» **What is required**: Write out every line of the material as it stands, apart from the pictures.

------ Given material

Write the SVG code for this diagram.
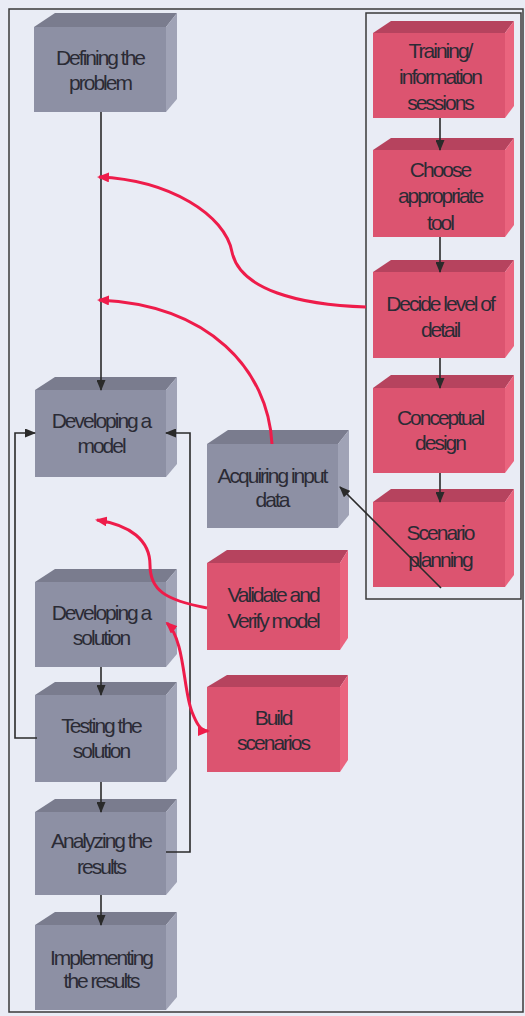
<svg xmlns="http://www.w3.org/2000/svg" width="525" height="1016" viewBox="0 0 525 1016">
<style>
.gf{fill:#8d90a4}.gt{fill:#7a7c8e}.gs{fill:#a0a3b6}
.pf{fill:#dc5470}.pt{fill:#b6435e}.ps{fill:#ea647e}
text{font-family:"Liberation Sans",Arial,sans-serif;font-size:21px;letter-spacing:-2px;fill:#2b2b35;text-anchor:middle}
.k{stroke:#2a2a2a;stroke-width:1.6;fill:none}
.r{stroke:#ee1c4a;stroke-width:3;fill:none}
</style>
<defs>
<marker id="ak" markerUnits="userSpaceOnUse" markerWidth="11" markerHeight="9" refX="10" refY="4.5" orient="auto"><path d="M0,0 L11,4.5 L0,9 z" fill="#2a2a2a"/></marker>
<marker id="ar" markerUnits="userSpaceOnUse" markerWidth="12" markerHeight="10" refX="10" refY="5" orient="auto-start-reverse"><path d="M0,0 L12,5 L0,10 z" fill="#ee1c4a"/></marker>
</defs>
<rect x="0" y="0" width="525" height="1016" fill="#e9ecf5"/>
<rect x="9" y="9" width="514" height="1003" fill="none" stroke="#3a3a3a" stroke-width="1.5"/>
<rect x="366" y="13" width="155" height="586" fill="none" stroke="#3a3a3a" stroke-width="1.5"/>

<g id="n-defining">
<polygon class="gt" points="34,27 55,13 177,13 166,27"/>
<polygon class="gs" points="166,27 177,13 177,99 166,112"/>
<rect class="gf" x="34" y="27" width="132" height="85"/>
<text x="100" y="65">Defining the</text><text x="100" y="90">problem</text>
</g>
<g id="n-model">
<polygon class="gt" points="35,390 55,377 177,377 166,390"/>
<polygon class="gs" points="166,390 177,377 177,464 166,477"/>
<rect class="gf" x="35" y="390" width="131" height="87"/>
<text x="101" y="428">Developing a</text><text x="101" y="453">model</text>
</g>
<g id="n-solution">
<polygon class="gt" points="35,582 55,569 177,569 166,582"/>
<polygon class="gs" points="166,582 177,569 177,654 166,667"/>
<rect class="gf" x="35" y="582" width="131" height="85"/>
<text x="101" y="620">Developing a</text><text x="101" y="645">solution</text>
</g>
<g id="n-testing">
<polygon class="gt" points="35,695 55,682 177,682 166,695"/>
<polygon class="gs" points="166,695 177,682 177,769 166,782"/>
<rect class="gf" x="35" y="695" width="131" height="87"/>
<text x="101" y="733">Testing the</text><text x="101" y="758">solution</text>
</g>
<g id="n-analyzing">
<polygon class="gt" points="35,812 55,799 177,799 166,812"/>
<polygon class="gs" points="166,812 177,799 177,882 166,895"/>
<rect class="gf" x="35" y="812" width="131" height="83"/>
<text x="101" y="848">Analyzing the</text><text x="101" y="874">results</text>
</g>
<g id="n-implementing">
<polygon class="gt" points="35,925 55,912 177,912 166,925"/>
<polygon class="gs" points="166,925 177,912 177,997 166,1010"/>
<rect class="gf" x="35" y="925" width="131" height="85"/>
<text x="101" y="965">Implementing</text><text x="101" y="988">the results</text>
</g>
<g id="n-acquiring">
<polygon class="gt" points="207,444 228,430 349,430 338,444"/>
<polygon class="gs" points="338,444 349,430 349,515 338,528"/>
<rect class="gf" x="207" y="444" width="131" height="84"/>
<text x="272" y="483">Acquiring input</text><text x="272" y="507">data</text>
</g>
<g id="n-validate">
<polygon class="pt" points="207,563 227,550 348,550 340,563"/>
<polygon class="ps" points="340,563 348,550 348,638 340,650"/>
<rect class="pf" x="207" y="563" width="133" height="87"/>
<text x="273" y="602">Validate and</text><text x="273" y="628">Verify model</text>
</g>
<g id="n-build">
<polygon class="pt" points="207,687 227,675 348,675 340,687"/>
<polygon class="ps" points="340,687 348,675 348,760 340,772"/>
<rect class="pf" x="207" y="687" width="133" height="85"/>
<text x="273" y="725">Build</text><text x="273" y="750">scenarios</text>
</g>
<g id="n-training">
<polygon class="pt" points="373,33 391,21 514,21 505,33"/>
<polygon class="ps" points="505,33 514,21 514,106 505,118"/>
<rect class="pf" x="373" y="33" width="132" height="85"/>
<text x="440" y="58">Training/</text><text x="440" y="84">information</text><text x="440" y="110">sessions</text>
</g>
<g id="n-choose">
<polygon class="pt" points="373,150 391,138 514,138 505,150"/>
<polygon class="ps" points="505,150 514,138 514,225 505,237"/>
<rect class="pf" x="373" y="150" width="132" height="87"/>
<text x="440" y="177">Choose</text><text x="440" y="203">appropriate</text><text x="440" y="230">tool</text>
</g>
<g id="n-decide">
<polygon class="pt" points="373,272 391,260 514,260 505,272"/>
<polygon class="ps" points="505,272 514,260 514,346 505,358"/>
<rect class="pf" x="373" y="272" width="132" height="86"/>
<text x="440" y="311">Decide level of</text><text x="440" y="337">detail</text>
</g>
<g id="n-conceptual">
<polygon class="pt" points="373,388 391,375 514,375 505,388"/>
<polygon class="ps" points="505,388 514,375 514,461 505,473"/>
<rect class="pf" x="373" y="388" width="132" height="85"/>
<text x="440" y="425">Conceptual</text><text x="440" y="450">design</text>
</g>
<g id="n-scenario">
<polygon class="pt" points="373,502 391,489 514,489 505,502"/>
<polygon class="ps" points="505,502 514,489 514,575 505,587"/>
<rect class="pf" x="373" y="502" width="132" height="85"/>
<text x="440" y="540">Scenario</text><text x="440" y="567">planning</text>
</g>

<g id="connectors">
<path class="k" d="M101,112 V390" marker-end="url(#ak)"/>
<path class="k" d="M440,118 V150" marker-end="url(#ak)"/>
<path class="k" d="M440,237 V272" marker-end="url(#ak)"/>
<path class="k" d="M440,358 V388" marker-end="url(#ak)"/>
<path class="k" d="M440,473 V502" marker-end="url(#ak)"/>
<path class="k" d="M441,588 L340,487" marker-end="url(#ak)"/>
<path class="k" d="M101,667 V695" marker-end="url(#ak)"/>
<path class="k" d="M101,782 V812" marker-end="url(#ak)"/>
<path class="k" d="M101,895 V925" marker-end="url(#ak)"/>
<path class="k" d="M37,738 H15 V433 H35" marker-end="url(#ak)"/>
<path class="k" d="M166,852 H190 V433 H166" marker-end="url(#ak)"/>
<path class="r" d="M366,307 C300,305 240,290 232,252 C225,215 170,180 99,177" marker-end="url(#ar)"/>
<path class="r" d="M272,444 C268,370 210,305 99,300" marker-end="url(#ar)"/>
<path class="r" d="M207,608 C165,600 150,590 150,565 C150,540 130,525 97,520" marker-end="url(#ar)"/>
<path class="r" d="M167,623 C185,640 183,690 192,712 C196,722 200,731 208,731" marker-start="url(#ar)" marker-end="url(#ar)"/>
</g>
</svg>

------------

» **Correct response**:
Write the SVG code for this diagram.
<svg xmlns="http://www.w3.org/2000/svg" width="525" height="1016" viewBox="0 0 525 1016">
<style>
.gf{fill:#8d90a4}.gt{fill:#7a7c8e}.gs{fill:#a0a3b6}
.pf{fill:#dc5470}.pt{fill:#b6435e}.ps{fill:#ea647e}
text{font-family:"Liberation Sans",Arial,sans-serif;font-size:21px;letter-spacing:-2px;fill:#2b2b35;text-anchor:middle}
.k{stroke:#2a2a2a;stroke-width:1.6;fill:none}
.r{stroke:#ee1c4a;stroke-width:3;fill:none}
</style>
<defs>
<marker id="ak" markerUnits="userSpaceOnUse" markerWidth="11" markerHeight="9" refX="10" refY="4.5" orient="auto"><path d="M0,0 L11,4.5 L0,9 z" fill="#2a2a2a"/></marker>
<marker id="ar" markerUnits="userSpaceOnUse" markerWidth="12" markerHeight="10" refX="10" refY="5" orient="auto-start-reverse"><path d="M0,0 L12,5 L0,10 z" fill="#ee1c4a"/></marker>
</defs>
<rect x="0" y="0" width="525" height="1016" fill="#e9ecf5"/>
<rect x="9" y="9" width="514" height="1003" fill="none" stroke="#3a3a3a" stroke-width="1.5"/>
<rect x="366" y="13" width="155" height="586" fill="none" stroke="#3a3a3a" stroke-width="1.5"/>

<g id="n-defining">
<polygon class="gt" points="34,27 55,13 177,13 166,27"/>
<polygon class="gs" points="166,27 177,13 177,99 166,112"/>
<rect class="gf" x="34" y="27" width="132" height="85"/>
<text x="100" y="65">Defining the</text><text x="100" y="90">problem</text>
</g>
<g id="n-model">
<polygon class="gt" points="35,390 55,377 177,377 166,390"/>
<polygon class="gs" points="166,390 177,377 177,464 166,477"/>
<rect class="gf" x="35" y="390" width="131" height="87"/>
<text x="101" y="428">Developing a</text><text x="101" y="453">model</text>
</g>
<g id="n-solution">
<polygon class="gt" points="35,582 55,569 177,569 166,582"/>
<polygon class="gs" points="166,582 177,569 177,654 166,667"/>
<rect class="gf" x="35" y="582" width="131" height="85"/>
<text x="101" y="620">Developing a</text><text x="101" y="645">solution</text>
</g>
<g id="n-testing">
<polygon class="gt" points="35,695 55,682 177,682 166,695"/>
<polygon class="gs" points="166,695 177,682 177,769 166,782"/>
<rect class="gf" x="35" y="695" width="131" height="87"/>
<text x="101" y="733">Testing the</text><text x="101" y="758">solution</text>
</g>
<g id="n-analyzing">
<polygon class="gt" points="35,812 55,799 177,799 166,812"/>
<polygon class="gs" points="166,812 177,799 177,882 166,895"/>
<rect class="gf" x="35" y="812" width="131" height="83"/>
<text x="101" y="848">Analyzing the</text><text x="101" y="874">results</text>
</g>
<g id="n-implementing">
<polygon class="gt" points="35,925 55,912 177,912 166,925"/>
<polygon class="gs" points="166,925 177,912 177,997 166,1010"/>
<rect class="gf" x="35" y="925" width="131" height="85"/>
<text x="101" y="965">Implementing</text><text x="101" y="988">the results</text>
</g>
<g id="n-acquiring">
<polygon class="gt" points="207,444 228,430 349,430 338,444"/>
<polygon class="gs" points="338,444 349,430 349,515 338,528"/>
<rect class="gf" x="207" y="444" width="131" height="84"/>
<text x="272" y="483">Acquiring input</text><text x="272" y="507">data</text>
</g>
<g id="n-validate">
<polygon class="pt" points="207,563 227,550 348,550 340,563"/>
<polygon class="ps" points="340,563 348,550 348,638 340,650"/>
<rect class="pf" x="207" y="563" width="133" height="87"/>
<text x="273" y="602">Validate and</text><text x="273" y="628">Verify model</text>
</g>
<g id="n-build">
<polygon class="pt" points="207,687 227,675 348,675 340,687"/>
<polygon class="ps" points="340,687 348,675 348,760 340,772"/>
<rect class="pf" x="207" y="687" width="133" height="85"/>
<text x="273" y="725">Build</text><text x="273" y="750">scenarios</text>
</g>
<g id="n-training">
<polygon class="pt" points="373,33 391,21 514,21 505,33"/>
<polygon class="ps" points="505,33 514,21 514,106 505,118"/>
<rect class="pf" x="373" y="33" width="132" height="85"/>
<text x="440" y="58">Training/</text><text x="440" y="84">information</text><text x="440" y="110">sessions</text>
</g>
<g id="n-choose">
<polygon class="pt" points="373,150 391,138 514,138 505,150"/>
<polygon class="ps" points="505,150 514,138 514,225 505,237"/>
<rect class="pf" x="373" y="150" width="132" height="87"/>
<text x="440" y="177">Choose</text><text x="440" y="203">appropriate</text><text x="440" y="230">tool</text>
</g>
<g id="n-decide">
<polygon class="pt" points="373,272 391,260 514,260 505,272"/>
<polygon class="ps" points="505,272 514,260 514,346 505,358"/>
<rect class="pf" x="373" y="272" width="132" height="86"/>
<text x="440" y="311">Decide level of</text><text x="440" y="337">detail</text>
</g>
<g id="n-conceptual">
<polygon class="pt" points="373,388 391,375 514,375 505,388"/>
<polygon class="ps" points="505,388 514,375 514,461 505,473"/>
<rect class="pf" x="373" y="388" width="132" height="85"/>
<text x="440" y="425">Conceptual</text><text x="440" y="450">design</text>
</g>
<g id="n-scenario">
<polygon class="pt" points="373,502 391,489 514,489 505,502"/>
<polygon class="ps" points="505,502 514,489 514,575 505,587"/>
<rect class="pf" x="373" y="502" width="132" height="85"/>
<text x="440" y="540">Scenario</text><text x="440" y="567">planning</text>
</g>

<g id="connectors">
<path class="k" d="M101,112 V390" marker-end="url(#ak)"/>
<path class="k" d="M440,118 V150" marker-end="url(#ak)"/>
<path class="k" d="M440,237 V272" marker-end="url(#ak)"/>
<path class="k" d="M440,358 V388" marker-end="url(#ak)"/>
<path class="k" d="M440,473 V502" marker-end="url(#ak)"/>
<path class="k" d="M441,588 L340,487" marker-end="url(#ak)"/>
<path class="k" d="M101,667 V695" marker-end="url(#ak)"/>
<path class="k" d="M101,782 V812" marker-end="url(#ak)"/>
<path class="k" d="M101,895 V925" marker-end="url(#ak)"/>
<path class="k" d="M37,738 H15 V433 H35" marker-end="url(#ak)"/>
<path class="k" d="M166,852 H190 V433 H166" marker-end="url(#ak)"/>
<path class="r" d="M366,307 C300,305 240,290 232,252 C225,215 170,180 99,177" marker-end="url(#ar)"/>
<path class="r" d="M272,444 C268,370 210,305 99,300" marker-end="url(#ar)"/>
<path class="r" d="M207,608 C165,600 150,590 150,565 C150,540 130,525 97,520" marker-end="url(#ar)"/>
<path class="r" d="M167,623 C185,640 183,690 192,712 C196,722 200,731 208,731" marker-start="url(#ar)" marker-end="url(#ar)"/>
</g>
</svg>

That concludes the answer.